AUTHOR=Linares-Barranco Alejandro , Perez-Peña Fernando , Jimenez-Fernandez Angel , Chicca Elisabetta 

TITLE=ED-BioRob: A Neuromorphic Robotic Arm With FPGA-Based Infrastructure for Bio-Inspired Spiking Motor Controllers

JOURNAL=Frontiers in Neurorobotics

VOLUME=Volume 14 - 2020

YEAR=2020

URL=https://www.frontiersin.org/journals/neurorobotics/articles/10.3389/fnbot.2020.590163

DOI=10.3389/fnbot.2020.590163

ISSN=1662-5218

ABSTRACT=Compared to classic robotics, biological nervous systems respond to stimuli in a fast and efficient way regarding to the body motor actions. Decision making, once the sensory information arrives to the brain, requires a few $\mu$s while the whole process from sensing to movement requires tens of ms. Classic robotics systems usually require complex computational abilities. Key differences between biological systems and robotic machines reside in the way information is coded and transmitted. A neuron is the “basic” element that constitutes biological nervous systems. Neurons communicate in an event-driven way through small current or ionic pulses (spikes). When neurons are arranged in networks, they allow not only the processing of sensory information, but also the actuation over the muscles in the same spiking manner. This paper presents the application of a classic motor control model (proportional-integral-derivative) developed with the biological spike processing principle, including the motor actuation with time enlarged spikes instead of the classic pulse-width-modulation.
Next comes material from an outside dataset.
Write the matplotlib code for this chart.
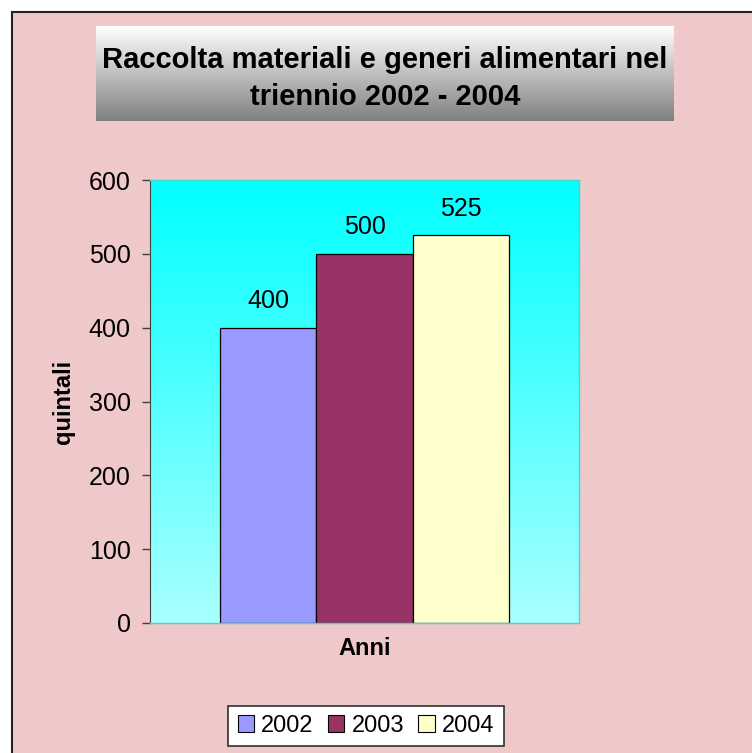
import matplotlib.pyplot as plt
import numpy as np
from matplotlib.patches import Rectangle, Patch

plt.rcParams['font.family'] = ['Liberation Sans', 'DejaVu Sans']

# dati
anni = ['2002', '2003', '2004']
quintali = [400, 500, 525]
colori = ['#9999FF', '#993366', '#FFFFCC']
yticks = [0, 100, 200, 300, 400, 500, 600]

W, H = 752, 753
fig = plt.figure(figsize=(W / 100, H / 100), dpi=100)
fig.patch.set_facecolor('white')

# sfondo rosa con bordo
bg = Rectangle((12 / W, -0.01), 1.02, 1 - 12 / H + 0.01, transform=fig.transFigure,
               facecolor='#EFC8CA', edgecolor='#2a2020', linewidth=1.5, zorder=-10)
fig.patches.append(bg)

def px(x0, y0, x1, y1):
    return [x0 / W, 1 - y1 / H, (x1 - x0) / W, (y1 - y0) / H]

# box del titolo con sfumatura
tax = fig.add_axes(px(96, 26, 674, 121))
grad = np.linspace(1.0, 0.5, 256).reshape(-1, 1)
tax.imshow(np.dstack([grad, grad, grad]), aspect='auto', extent=(0, 1, 0, 1))
tax.set_xlim(0, 1)
tax.set_ylim(0, 1)
tax.axis('off')
tax.text(0.5, 0.45, 'Raccolta materiali e generi alimentari nel\ntriennio 2002 - 2004',
         ha='center', va='center', fontsize=21, fontweight='bold', linespacing=1.40)

# grafico
ax = fig.add_axes(px(150, 180, 579, 623))
ax.set_facecolor('none')
g = np.linspace(0, 1, 256).reshape(-1, 1)
r = 0.0 + g * (170 / 255)
img = np.dstack([r, np.ones_like(g), np.ones_like(g)])
ax.imshow(img, aspect='auto', extent=(0, 1, 0, 600), zorder=0)

larg = 0.224
for i, (a, v, c) in enumerate(zip(anni, quintali, colori)):
    x = 0.5 + (i - 1) * larg
    ax.bar(x, v, width=larg, color=c, edgecolor='black', linewidth=0.9, zorder=2, label=a)
    ax.annotate(str(v), (x, v), xytext=(0, 14), textcoords='offset points',
                ha='center', va='baseline', fontsize=18)

ax.set_xlim(0, 1)
ax.set_ylim(0, 600)
ax.set_yticks(yticks)
ax.tick_params(axis='y', direction='out', length=6, width=1, color='#404040',
               labelsize=18, pad=8)
ax.set_xticks([])
for s in ['top', 'right', 'bottom']:
    ax.spines[s].set_color('#3fd8d8')
    ax.spines[s].set_linewidth(1)
ax.spines['left'].set_color('#404040')
ax.set_ylabel('quintali', fontsize=17, fontweight='bold', labelpad=10)
ax.set_xlabel('Anni', fontsize=17, fontweight='bold', labelpad=10)

handles = [Patch(facecolor=c, edgecolor='black', linewidth=0.8) for c in colori]
leg = fig.legend(handles, anni, loc='center', bbox_to_anchor=(366 / W, 1 - 726 / H), ncol=3,
                 fontsize=17, frameon=True, fancybox=False, edgecolor='#303030',
                 framealpha=1, handlelength=0.7, handleheight=0.7, handletextpad=0.3,
                 columnspacing=0.6, borderpad=0.4)
leg.get_frame().set_linewidth(1.2)
leg.get_frame().set_facecolor('white')

fig.savefig('out.png', dpi=100)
This close-loop control model, called spike-PID controller, has been improved and adapted for a dual FPGA-based system to control the four joints of a bioinspired light robot (BioRob X5), called event-driven BioRob (ED-BioRob). The use of spiking signals has allowed the system to achieve a current consumption bellow 1A for the entire 4 DoF working at the same time. Furthermore, the robot joints commands can be received from a population of silicon-neurons running on the Dynap-SE platform. Thus, our proposal aims to bridge the gap between a general purpose processing analog neuromorphic hardware and the spiking actuation of a robotic platform.